-- Material --
-----

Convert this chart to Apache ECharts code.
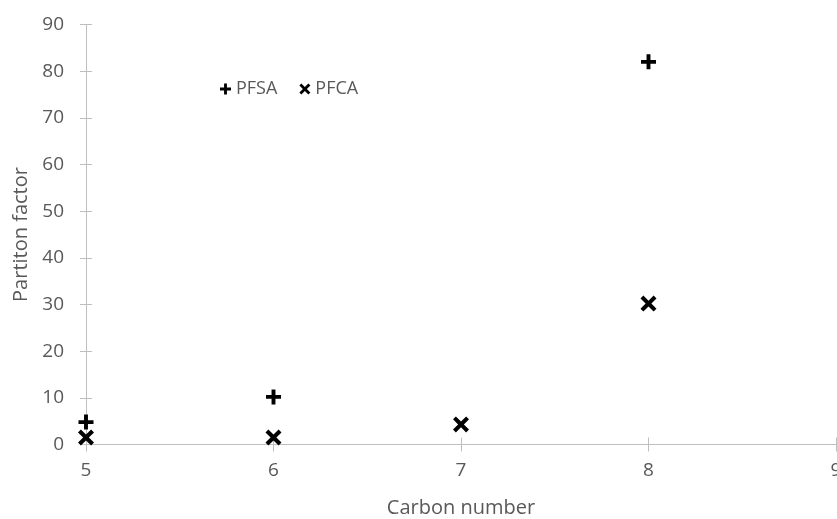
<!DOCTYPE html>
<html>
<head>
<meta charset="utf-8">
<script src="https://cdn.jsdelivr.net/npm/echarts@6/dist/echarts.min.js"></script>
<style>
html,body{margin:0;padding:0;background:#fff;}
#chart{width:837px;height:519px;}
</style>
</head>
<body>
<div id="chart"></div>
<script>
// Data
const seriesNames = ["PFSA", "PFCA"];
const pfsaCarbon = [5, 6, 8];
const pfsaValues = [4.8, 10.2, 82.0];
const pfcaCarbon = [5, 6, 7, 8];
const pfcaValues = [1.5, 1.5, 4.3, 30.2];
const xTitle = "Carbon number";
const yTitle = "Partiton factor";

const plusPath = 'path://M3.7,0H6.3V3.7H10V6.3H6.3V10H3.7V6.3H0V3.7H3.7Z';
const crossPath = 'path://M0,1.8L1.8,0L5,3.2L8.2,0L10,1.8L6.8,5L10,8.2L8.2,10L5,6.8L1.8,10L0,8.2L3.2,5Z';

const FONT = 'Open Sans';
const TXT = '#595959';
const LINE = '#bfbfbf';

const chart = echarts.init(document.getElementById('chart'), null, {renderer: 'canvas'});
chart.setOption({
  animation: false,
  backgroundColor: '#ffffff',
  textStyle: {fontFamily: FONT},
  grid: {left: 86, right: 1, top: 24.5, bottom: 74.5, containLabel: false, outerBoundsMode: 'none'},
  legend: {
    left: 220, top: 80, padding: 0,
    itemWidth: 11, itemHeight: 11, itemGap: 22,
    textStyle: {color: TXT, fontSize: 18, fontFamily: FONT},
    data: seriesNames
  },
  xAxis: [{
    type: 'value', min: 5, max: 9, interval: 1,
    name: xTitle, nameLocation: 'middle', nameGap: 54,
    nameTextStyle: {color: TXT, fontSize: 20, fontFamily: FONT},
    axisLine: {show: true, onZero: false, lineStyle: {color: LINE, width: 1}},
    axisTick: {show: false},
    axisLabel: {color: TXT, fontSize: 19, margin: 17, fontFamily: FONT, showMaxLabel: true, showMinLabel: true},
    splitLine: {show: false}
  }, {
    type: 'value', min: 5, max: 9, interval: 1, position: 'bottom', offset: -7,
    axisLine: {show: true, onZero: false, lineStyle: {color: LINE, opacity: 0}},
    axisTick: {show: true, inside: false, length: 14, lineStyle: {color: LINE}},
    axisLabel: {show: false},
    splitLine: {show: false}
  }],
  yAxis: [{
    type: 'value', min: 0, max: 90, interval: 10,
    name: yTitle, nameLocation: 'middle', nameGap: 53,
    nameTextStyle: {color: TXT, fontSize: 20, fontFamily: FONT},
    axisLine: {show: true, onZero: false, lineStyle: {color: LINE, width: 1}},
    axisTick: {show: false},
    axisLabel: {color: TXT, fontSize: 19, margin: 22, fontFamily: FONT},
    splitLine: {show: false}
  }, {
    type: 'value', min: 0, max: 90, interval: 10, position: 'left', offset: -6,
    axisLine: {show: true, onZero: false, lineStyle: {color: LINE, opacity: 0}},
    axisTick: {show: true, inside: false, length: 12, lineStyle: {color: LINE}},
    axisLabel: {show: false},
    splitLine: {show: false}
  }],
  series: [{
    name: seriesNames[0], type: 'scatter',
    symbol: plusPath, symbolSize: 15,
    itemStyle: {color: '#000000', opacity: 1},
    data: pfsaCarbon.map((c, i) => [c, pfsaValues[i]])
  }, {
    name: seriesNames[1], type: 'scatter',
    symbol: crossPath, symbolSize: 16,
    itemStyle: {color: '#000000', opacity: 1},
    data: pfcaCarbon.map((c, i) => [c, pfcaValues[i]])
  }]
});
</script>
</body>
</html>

-----

Repeat only the lines from the beginning of the material through the line containing "const LINE = '#bfbfbf';", both ends kept, leaving pictures out.

Convert this chart to Apache ECharts code.
<!DOCTYPE html>
<html>
<head>
<meta charset="utf-8">
<script src="https://cdn.jsdelivr.net/npm/echarts@6/dist/echarts.min.js"></script>
<style>
html,body{margin:0;padding:0;background:#fff;}
#chart{width:837px;height:519px;}
</style>
</head>
<body>
<div id="chart"></div>
<script>
// Data
const seriesNames = ["PFSA", "PFCA"];
const pfsaCarbon = [5, 6, 8];
const pfsaValues = [4.8, 10.2, 82.0];
const pfcaCarbon = [5, 6, 7, 8];
const pfcaValues = [1.5, 1.5, 4.3, 30.2];
const xTitle = "Carbon number";
const yTitle = "Partiton factor";

const plusPath = 'path://M3.7,0H6.3V3.7H10V6.3H6.3V10H3.7V6.3H0V3.7H3.7Z';
const crossPath = 'path://M0,1.8L1.8,0L5,3.2L8.2,0L10,1.8L6.8,5L10,8.2L8.2,10L5,6.8L1.8,10L0,8.2L3.2,5Z';

const FONT = 'Open Sans';
const TXT = '#595959';
const LINE = '#bfbfbf';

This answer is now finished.